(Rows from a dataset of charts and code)
################
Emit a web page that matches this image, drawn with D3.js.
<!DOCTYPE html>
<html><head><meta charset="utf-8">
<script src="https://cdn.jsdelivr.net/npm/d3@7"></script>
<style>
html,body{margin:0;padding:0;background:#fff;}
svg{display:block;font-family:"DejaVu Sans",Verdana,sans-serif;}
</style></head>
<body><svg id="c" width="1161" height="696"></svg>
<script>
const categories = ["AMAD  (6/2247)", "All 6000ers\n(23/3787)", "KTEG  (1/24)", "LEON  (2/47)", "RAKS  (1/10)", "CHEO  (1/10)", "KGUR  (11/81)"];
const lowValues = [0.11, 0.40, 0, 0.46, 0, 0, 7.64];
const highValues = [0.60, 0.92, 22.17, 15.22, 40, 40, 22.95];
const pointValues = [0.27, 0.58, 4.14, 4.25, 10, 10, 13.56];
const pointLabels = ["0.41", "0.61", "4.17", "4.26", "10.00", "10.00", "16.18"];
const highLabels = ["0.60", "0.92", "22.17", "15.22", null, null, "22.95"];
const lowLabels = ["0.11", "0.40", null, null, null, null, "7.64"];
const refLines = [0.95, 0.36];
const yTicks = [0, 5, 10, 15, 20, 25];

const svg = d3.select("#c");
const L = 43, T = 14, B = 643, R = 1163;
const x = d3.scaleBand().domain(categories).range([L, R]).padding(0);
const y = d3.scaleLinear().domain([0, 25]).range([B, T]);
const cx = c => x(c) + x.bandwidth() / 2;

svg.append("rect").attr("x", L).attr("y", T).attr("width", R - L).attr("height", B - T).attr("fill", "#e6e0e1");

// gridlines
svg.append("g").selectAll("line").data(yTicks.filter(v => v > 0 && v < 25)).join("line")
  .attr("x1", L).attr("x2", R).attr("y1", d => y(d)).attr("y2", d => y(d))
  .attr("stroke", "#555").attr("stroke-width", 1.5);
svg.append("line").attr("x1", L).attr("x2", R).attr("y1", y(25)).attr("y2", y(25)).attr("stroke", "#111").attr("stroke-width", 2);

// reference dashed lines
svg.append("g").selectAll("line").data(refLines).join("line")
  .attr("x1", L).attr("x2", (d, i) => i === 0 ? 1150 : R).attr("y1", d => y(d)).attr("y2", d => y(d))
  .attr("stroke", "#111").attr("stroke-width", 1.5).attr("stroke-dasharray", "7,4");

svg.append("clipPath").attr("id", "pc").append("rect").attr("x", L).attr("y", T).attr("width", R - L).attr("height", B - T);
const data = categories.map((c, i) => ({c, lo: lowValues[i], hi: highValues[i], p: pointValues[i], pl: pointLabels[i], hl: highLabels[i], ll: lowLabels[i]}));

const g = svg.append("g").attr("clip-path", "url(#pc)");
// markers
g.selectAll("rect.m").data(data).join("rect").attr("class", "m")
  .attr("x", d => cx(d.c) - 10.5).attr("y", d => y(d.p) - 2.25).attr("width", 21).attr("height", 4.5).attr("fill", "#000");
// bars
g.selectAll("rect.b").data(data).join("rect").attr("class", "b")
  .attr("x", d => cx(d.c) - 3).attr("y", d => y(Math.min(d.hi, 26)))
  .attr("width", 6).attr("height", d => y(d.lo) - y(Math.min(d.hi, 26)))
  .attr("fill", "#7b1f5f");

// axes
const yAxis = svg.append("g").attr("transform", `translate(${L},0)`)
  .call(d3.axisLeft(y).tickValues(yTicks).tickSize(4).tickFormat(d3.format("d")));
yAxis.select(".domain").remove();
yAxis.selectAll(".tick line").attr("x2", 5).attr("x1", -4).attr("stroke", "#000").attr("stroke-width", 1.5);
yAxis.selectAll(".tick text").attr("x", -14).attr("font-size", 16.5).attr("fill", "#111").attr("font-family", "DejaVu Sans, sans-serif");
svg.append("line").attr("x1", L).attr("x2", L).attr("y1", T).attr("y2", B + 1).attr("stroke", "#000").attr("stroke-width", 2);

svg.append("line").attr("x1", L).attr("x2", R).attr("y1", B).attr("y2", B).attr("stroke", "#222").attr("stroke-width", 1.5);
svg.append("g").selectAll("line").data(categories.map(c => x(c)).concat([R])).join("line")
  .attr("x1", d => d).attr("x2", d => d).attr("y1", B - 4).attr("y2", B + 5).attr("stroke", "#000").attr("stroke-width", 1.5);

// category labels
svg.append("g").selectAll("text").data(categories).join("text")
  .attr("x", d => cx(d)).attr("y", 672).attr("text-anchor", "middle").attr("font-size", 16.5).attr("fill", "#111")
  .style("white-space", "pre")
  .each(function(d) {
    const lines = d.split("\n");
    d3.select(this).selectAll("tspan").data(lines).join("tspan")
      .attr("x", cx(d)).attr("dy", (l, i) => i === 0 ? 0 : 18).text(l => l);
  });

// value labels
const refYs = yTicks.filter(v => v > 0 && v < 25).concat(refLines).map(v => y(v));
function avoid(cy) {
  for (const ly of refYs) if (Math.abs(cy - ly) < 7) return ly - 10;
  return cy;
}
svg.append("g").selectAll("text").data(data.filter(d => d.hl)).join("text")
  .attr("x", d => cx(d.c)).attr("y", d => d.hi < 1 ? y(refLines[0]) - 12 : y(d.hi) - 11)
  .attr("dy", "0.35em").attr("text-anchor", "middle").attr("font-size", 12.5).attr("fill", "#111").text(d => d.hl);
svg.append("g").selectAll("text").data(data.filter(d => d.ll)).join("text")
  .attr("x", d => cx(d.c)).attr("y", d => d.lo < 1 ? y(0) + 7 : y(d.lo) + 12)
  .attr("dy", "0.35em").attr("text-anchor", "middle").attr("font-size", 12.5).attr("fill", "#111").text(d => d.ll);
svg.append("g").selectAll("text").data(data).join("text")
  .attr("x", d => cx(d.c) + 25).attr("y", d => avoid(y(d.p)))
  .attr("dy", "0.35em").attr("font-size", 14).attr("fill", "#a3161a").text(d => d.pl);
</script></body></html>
################
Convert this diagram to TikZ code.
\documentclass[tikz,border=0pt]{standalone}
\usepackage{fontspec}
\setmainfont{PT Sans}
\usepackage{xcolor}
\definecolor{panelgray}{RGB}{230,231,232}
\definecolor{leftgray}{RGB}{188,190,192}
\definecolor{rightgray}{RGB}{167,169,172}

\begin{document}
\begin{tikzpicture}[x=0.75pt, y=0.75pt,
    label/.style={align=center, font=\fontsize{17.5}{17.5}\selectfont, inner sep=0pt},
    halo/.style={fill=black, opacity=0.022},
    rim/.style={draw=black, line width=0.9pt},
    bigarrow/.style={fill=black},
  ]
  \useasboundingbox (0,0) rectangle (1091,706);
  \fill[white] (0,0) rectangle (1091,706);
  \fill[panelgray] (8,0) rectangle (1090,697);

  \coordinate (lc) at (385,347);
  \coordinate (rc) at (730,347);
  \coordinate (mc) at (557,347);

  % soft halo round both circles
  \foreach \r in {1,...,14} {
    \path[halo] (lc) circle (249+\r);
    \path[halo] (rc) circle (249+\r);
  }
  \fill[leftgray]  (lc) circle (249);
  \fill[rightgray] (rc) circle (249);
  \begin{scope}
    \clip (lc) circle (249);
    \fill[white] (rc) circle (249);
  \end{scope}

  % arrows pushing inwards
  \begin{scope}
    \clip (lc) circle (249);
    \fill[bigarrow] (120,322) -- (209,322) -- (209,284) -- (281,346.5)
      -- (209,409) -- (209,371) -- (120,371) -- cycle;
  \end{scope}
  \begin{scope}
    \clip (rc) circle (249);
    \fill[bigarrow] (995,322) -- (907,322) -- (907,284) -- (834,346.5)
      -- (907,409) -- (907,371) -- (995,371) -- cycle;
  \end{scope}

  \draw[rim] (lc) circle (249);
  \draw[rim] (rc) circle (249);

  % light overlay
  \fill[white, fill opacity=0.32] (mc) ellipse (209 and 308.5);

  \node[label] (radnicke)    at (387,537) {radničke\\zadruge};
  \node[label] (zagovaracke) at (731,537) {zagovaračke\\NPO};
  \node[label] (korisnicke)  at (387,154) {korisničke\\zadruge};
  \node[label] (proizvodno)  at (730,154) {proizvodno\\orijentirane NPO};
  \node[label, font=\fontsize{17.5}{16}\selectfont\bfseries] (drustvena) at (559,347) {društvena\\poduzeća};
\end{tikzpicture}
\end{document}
################
## THE REQUEST
Among the entries above, find the line with "Emit a web page" and the line with "const yTicks = [0, 5, 10, 15, 20, 25];"; give again exactly these two lines and all lines between them.

## THE REPLY
Emit a web page that matches this image, drawn with D3.js.
<!DOCTYPE html>
<html><head><meta charset="utf-8">
<script src="https://cdn.jsdelivr.net/npm/d3@7"></script>
<style>
html,body{margin:0;padding:0;background:#fff;}
svg{display:block;font-family:"DejaVu Sans",Verdana,sans-serif;}
</style></head>
<body><svg id="c" width="1161" height="696"></svg>
<script>
const categories = ["AMAD  (6/2247)", "All 6000ers\n(23/3787)", "KTEG  (1/24)", "LEON  (2/47)", "RAKS  (1/10)", "CHEO  (1/10)", "KGUR  (11/81)"];
const lowValues = [0.11, 0.40, 0, 0.46, 0, 0, 7.64];
const highValues = [0.60, 0.92, 22.17, 15.22, 40, 40, 22.95];
const pointValues = [0.27, 0.58, 4.14, 4.25, 10, 10, 13.56];
const pointLabels = ["0.41", "0.61", "4.17", "4.26", "10.00", "10.00", "16.18"];
const highLabels = ["0.60", "0.92", "22.17", "15.22", null, null, "22.95"];
const lowLabels = ["0.11", "0.40", null, null, null, null, "7.64"];
const refLines = [0.95, 0.36];
const yTicks = [0, 5, 10, 15, 20, 25];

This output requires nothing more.